On the night after the defense rested their case, we were all a little worried about how the jurors looked.  I wondered if they thought I’d humiliated him about his stuttering.  The evidence was powerful to us as veterans, but to this group of mostly uneducated factory workers, we figured it was possibly confusing.  I was mainly concerned that the robber’s towel had bright-colored flowers on it while Kelly’s was plain white.  I asked FBI agent Hardy to try to figure out some explanation for the discrepancy overnight.  He did so beautifully.

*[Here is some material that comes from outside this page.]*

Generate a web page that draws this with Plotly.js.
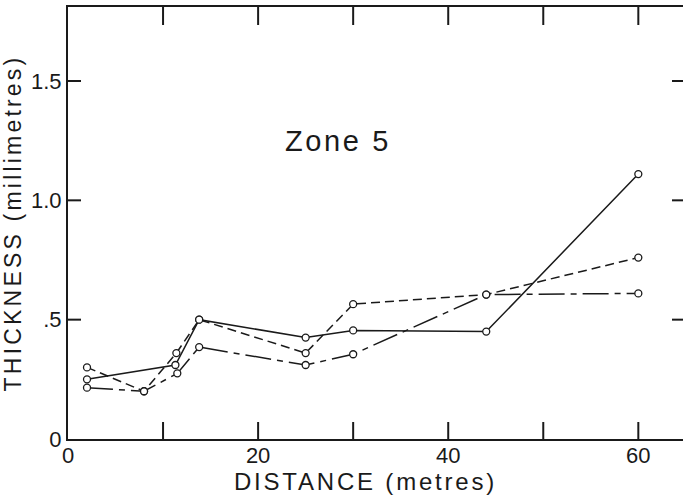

On our rebuttal case the next morning, sheriff Patterson took the stand and blew their defense away with a towel agent Hardy had purchased the night before at Wal-Mart.  With a dramatic flourish, Patterson first showed the jury that the towel was white on one side.  Then he quickly flipped it over to reveal a flowered pattern on the other side, and how you would not notice it if you saw only one side hanging from his pocket and saw only the other side across a robber’s face as a mask. Several jurors gasped and began looking at each other and nodding.
The jury worried us a little by staying out over four hours. We had presented twenty witnesses and the defense eight and the jurors had sent in two different notes with questions about the jury instructions, especially about what “reasonable doubt” meant.  But they finally returned with a unanimous verdict of guilty.